Problem statement: Word for word, give the material below again, minus any images.

Data:
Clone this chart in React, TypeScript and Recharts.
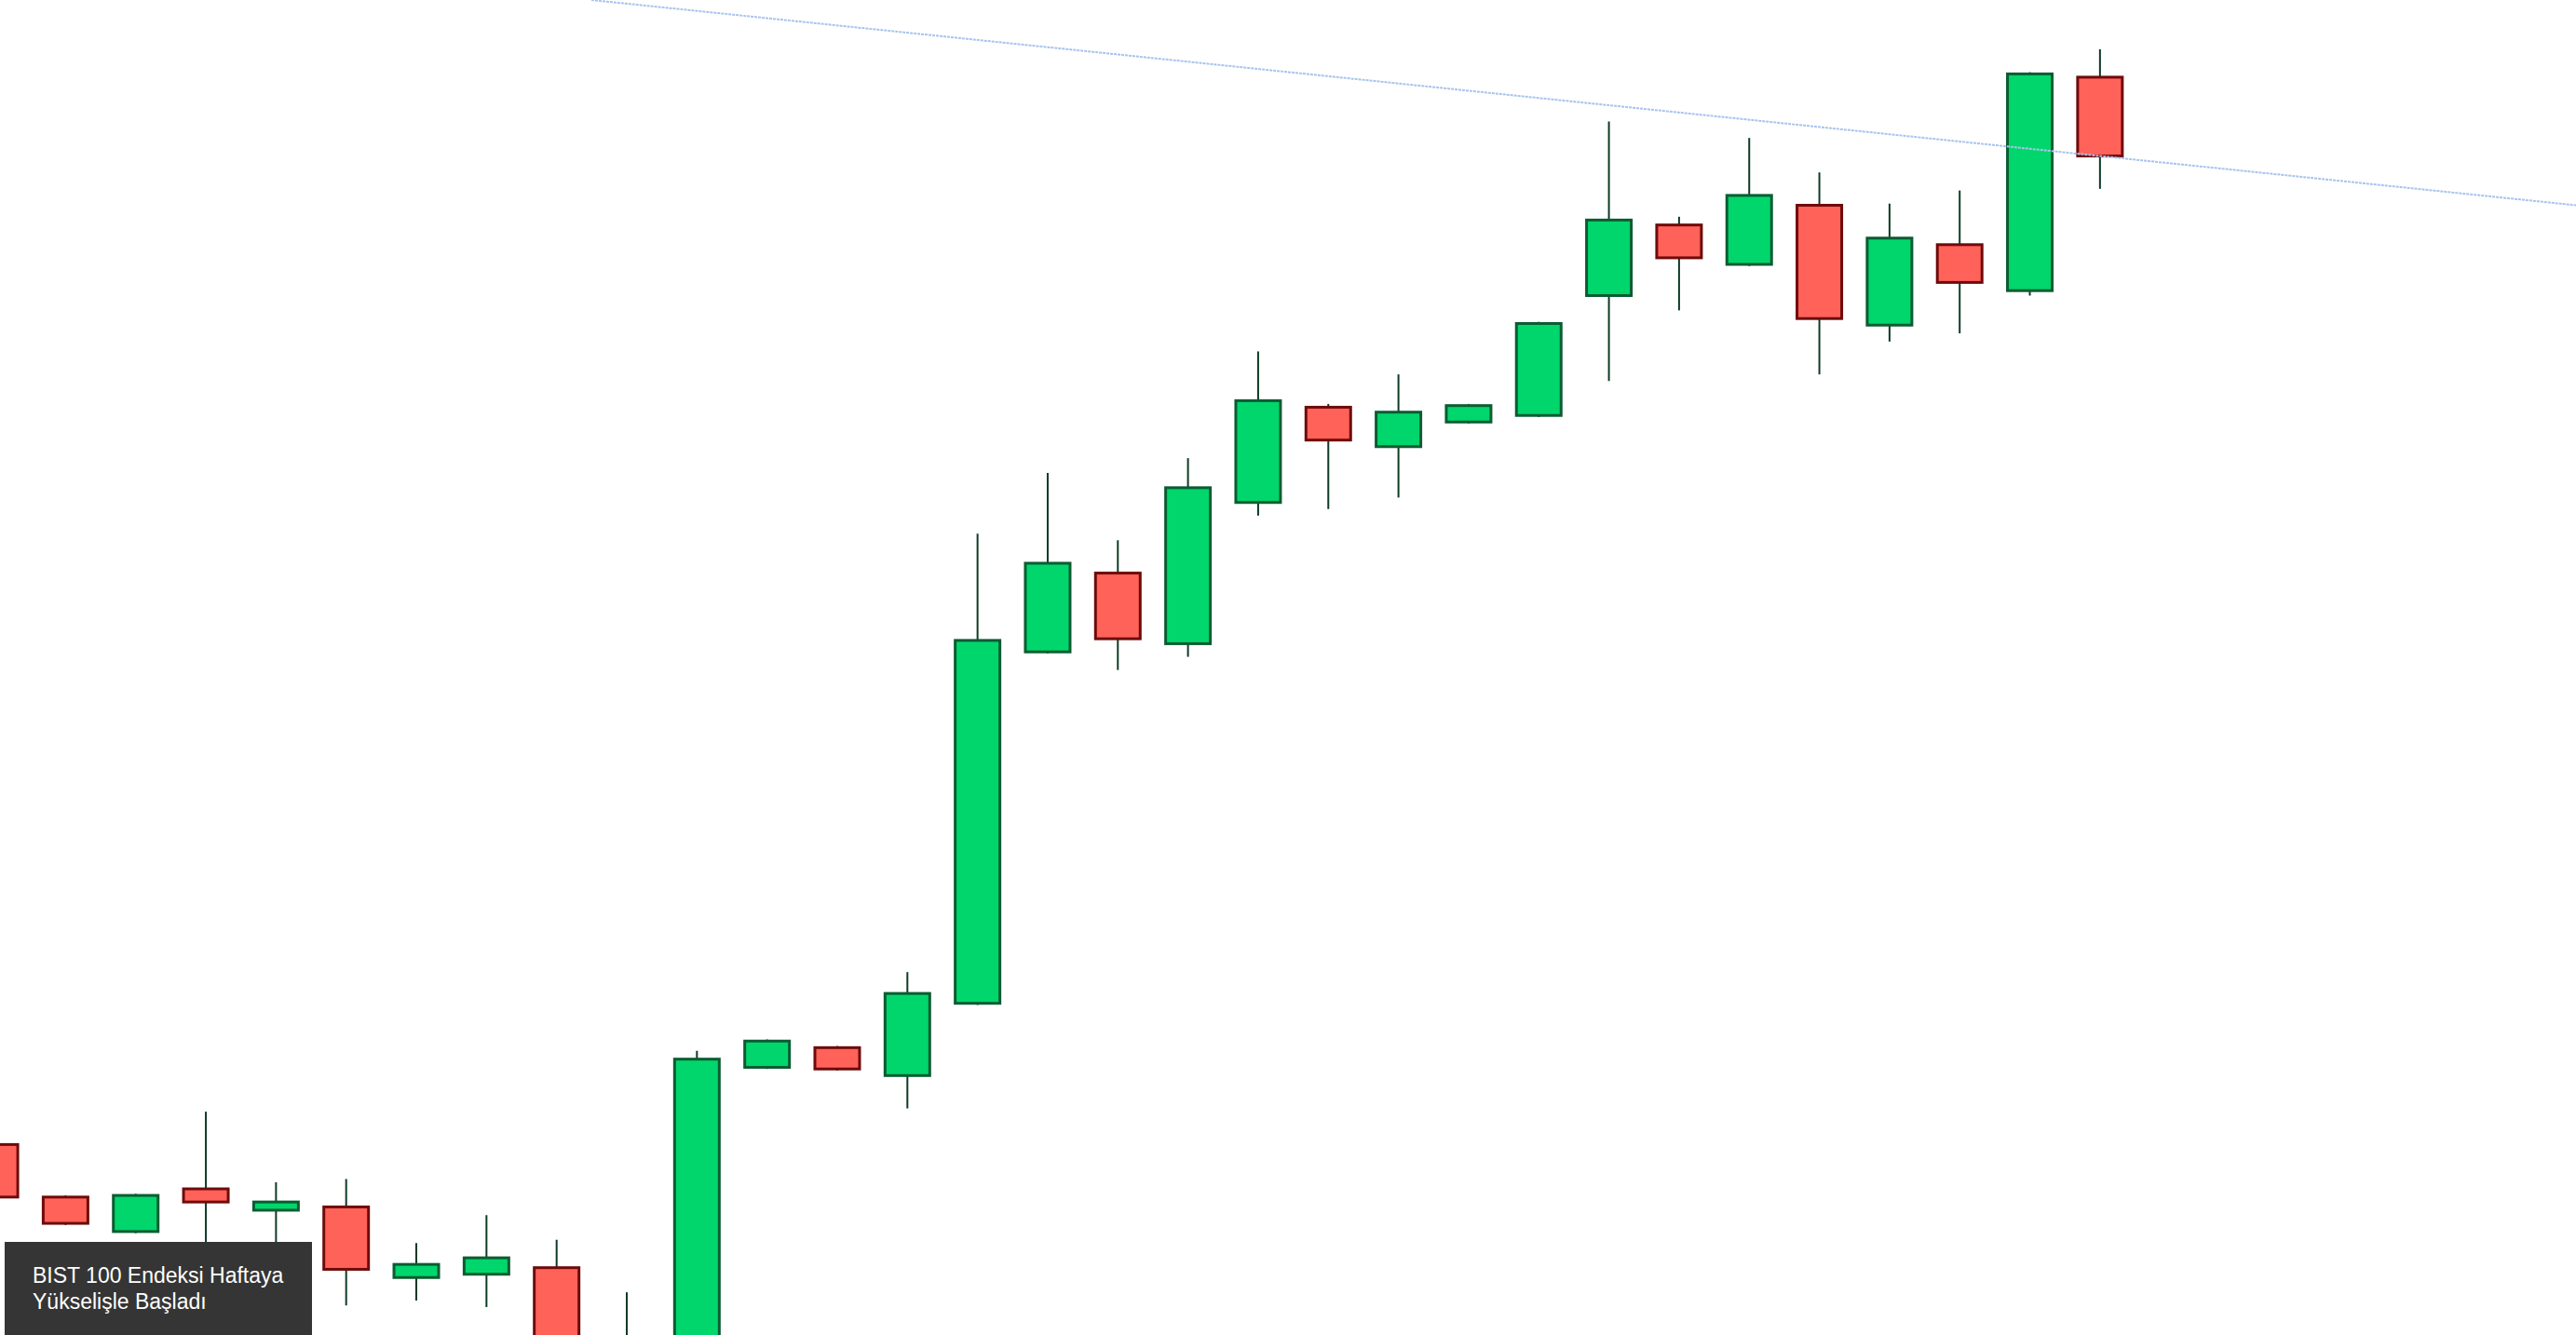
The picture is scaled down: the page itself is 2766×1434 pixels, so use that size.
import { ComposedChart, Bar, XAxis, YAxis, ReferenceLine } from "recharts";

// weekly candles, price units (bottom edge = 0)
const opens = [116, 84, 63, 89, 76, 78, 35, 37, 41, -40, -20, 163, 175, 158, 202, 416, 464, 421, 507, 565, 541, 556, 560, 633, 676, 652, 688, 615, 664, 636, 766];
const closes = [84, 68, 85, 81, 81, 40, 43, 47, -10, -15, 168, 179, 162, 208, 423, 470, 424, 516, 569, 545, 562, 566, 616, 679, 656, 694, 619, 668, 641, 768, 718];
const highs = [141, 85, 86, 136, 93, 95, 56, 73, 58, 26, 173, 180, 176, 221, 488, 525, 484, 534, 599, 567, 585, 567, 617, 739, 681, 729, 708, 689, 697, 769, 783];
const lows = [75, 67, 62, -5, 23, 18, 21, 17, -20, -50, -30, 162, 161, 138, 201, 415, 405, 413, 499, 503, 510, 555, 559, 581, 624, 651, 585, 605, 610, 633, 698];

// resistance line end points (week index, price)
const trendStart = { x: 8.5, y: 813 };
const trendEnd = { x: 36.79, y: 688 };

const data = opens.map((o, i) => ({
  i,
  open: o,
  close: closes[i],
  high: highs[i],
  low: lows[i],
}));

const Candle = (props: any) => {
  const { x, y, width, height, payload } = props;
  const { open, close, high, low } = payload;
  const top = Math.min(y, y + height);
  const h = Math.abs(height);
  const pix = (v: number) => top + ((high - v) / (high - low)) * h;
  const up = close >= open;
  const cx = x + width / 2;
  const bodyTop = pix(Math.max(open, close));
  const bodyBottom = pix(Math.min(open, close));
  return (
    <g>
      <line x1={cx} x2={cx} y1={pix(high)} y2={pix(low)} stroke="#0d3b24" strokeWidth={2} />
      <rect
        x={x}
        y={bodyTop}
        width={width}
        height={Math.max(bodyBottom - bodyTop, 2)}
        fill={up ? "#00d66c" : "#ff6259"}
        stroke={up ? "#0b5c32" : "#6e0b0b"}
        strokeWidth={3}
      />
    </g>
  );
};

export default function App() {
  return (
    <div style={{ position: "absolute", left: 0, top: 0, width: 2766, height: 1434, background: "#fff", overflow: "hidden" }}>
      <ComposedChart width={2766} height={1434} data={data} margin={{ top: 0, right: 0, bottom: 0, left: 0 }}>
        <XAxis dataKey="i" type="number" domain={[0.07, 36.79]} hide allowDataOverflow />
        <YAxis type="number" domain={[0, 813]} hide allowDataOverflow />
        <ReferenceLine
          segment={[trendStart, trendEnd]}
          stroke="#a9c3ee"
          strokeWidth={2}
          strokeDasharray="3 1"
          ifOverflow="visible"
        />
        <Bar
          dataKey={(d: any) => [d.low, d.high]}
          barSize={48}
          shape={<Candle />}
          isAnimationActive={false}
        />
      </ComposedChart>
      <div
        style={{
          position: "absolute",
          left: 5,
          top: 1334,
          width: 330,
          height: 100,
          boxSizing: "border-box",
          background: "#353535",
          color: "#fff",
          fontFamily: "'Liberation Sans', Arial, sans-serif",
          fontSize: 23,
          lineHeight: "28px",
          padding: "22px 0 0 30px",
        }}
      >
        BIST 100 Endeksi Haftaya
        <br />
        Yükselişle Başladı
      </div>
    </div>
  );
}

The response:
Clone this chart in React, TypeScript and Recharts.
The picture is scaled down: the page itself is 2766×1434 pixels, so use that size.
import { ComposedChart, Bar, XAxis, YAxis, ReferenceLine } from "recharts";

// weekly candles, price units (bottom edge = 0)
const opens = [116, 84, 63, 89, 76, 78, 35, 37, 41, -40, -20, 163, 175, 158, 202, 416, 464, 421, 507, 565, 541, 556, 560, 633, 676, 652, 688, 615, 664, 636, 766];
const closes = [84, 68, 85, 81, 81, 40, 43, 47, -10, -15, 168, 179, 162, 208, 423, 470, 424, 516, 569, 545, 562, 566, 616, 679, 656, 694, 619, 668, 641, 768, 718];
const highs = [141, 85, 86, 136, 93, 95, 56, 73, 58, 26, 173, 180, 176, 221, 488, 525, 484, 534, 599, 567, 585, 567, 617, 739, 681, 729, 708, 689, 697, 769, 783];
const lows = [75, 67, 62, -5, 23, 18, 21, 17, -20, -50, -30, 162, 161, 138, 201, 415, 405, 413, 499, 503, 510, 555, 559, 581, 624, 651, 585, 605, 610, 633, 698];

// resistance line end points (week index, price)
const trendStart = { x: 8.5, y: 813 };
const trendEnd = { x: 36.79, y: 688 };

const data = opens.map((o, i) => ({
  i,
  open: o,
  close: closes[i],
  high: highs[i],
  low: lows[i],
}));

const Candle = (props: any) => {
  const { x, y, width, height, payload } = props;
  const { open, close, high, low } = payload;
  const top = Math.min(y, y + height);
  const h = Math.abs(height);
  const pix = (v: number) => top + ((high - v) / (high - low)) * h;
  const up = close >= open;
  const cx = x + width / 2;
  const bodyTop = pix(Math.max(open, close));
  const bodyBottom = pix(Math.min(open, close));
  return (
    <g>
      <line x1={cx} x2={cx} y1={pix(high)} y2={pix(low)} stroke="#0d3b24" strokeWidth={2} />
      <rect
        x={x}
        y={bodyTop}
        width={width}
        height={Math.max(bodyBottom - bodyTop, 2)}
        fill={up ? "#00d66c" : "#ff6259"}
        stroke={up ? "#0b5c32" : "#6e0b0b"}
        strokeWidth={3}
      />
    </g>
  );
};

export default function App() {
  return (
    <div style={{ position: "absolute", left: 0, top: 0, width: 2766, height: 1434, background: "#fff", overflow: "hidden" }}>
      <ComposedChart width={2766} height={1434} data={data} margin={{ top: 0, right: 0, bottom: 0, left: 0 }}>
        <XAxis dataKey="i" type="number" domain={[0.07, 36.79]} hide allowDataOverflow />
        <YAxis type="number" domain={[0, 813]} hide allowDataOverflow />
        <ReferenceLine
          segment={[trendStart, trendEnd]}
          stroke="#a9c3ee"
          strokeWidth={2}
          strokeDasharray="3 1"
          ifOverflow="visible"
        />
        <Bar
          dataKey={(d: any) => [d.low, d.high]}
          barSize={48}
          shape={<Candle />}
          isAnimationActive={false}
        />
      </ComposedChart>
      <div
        style={{
          position: "absolute",
          left: 5,
          top: 1334,
          width: 330,
          height: 100,
          boxSizing: "border-box",
          background: "#353535",
          color: "#fff",
          fontFamily: "'Liberation Sans', Arial, sans-serif",
          fontSize: 23,
          lineHeight: "28px",
          padding: "22px 0 0 30px",
        }}
      >
        BIST 100 Endeksi Haftaya
        <br />
        Yükselişle Başladı
      </div>
    </div>
  );
}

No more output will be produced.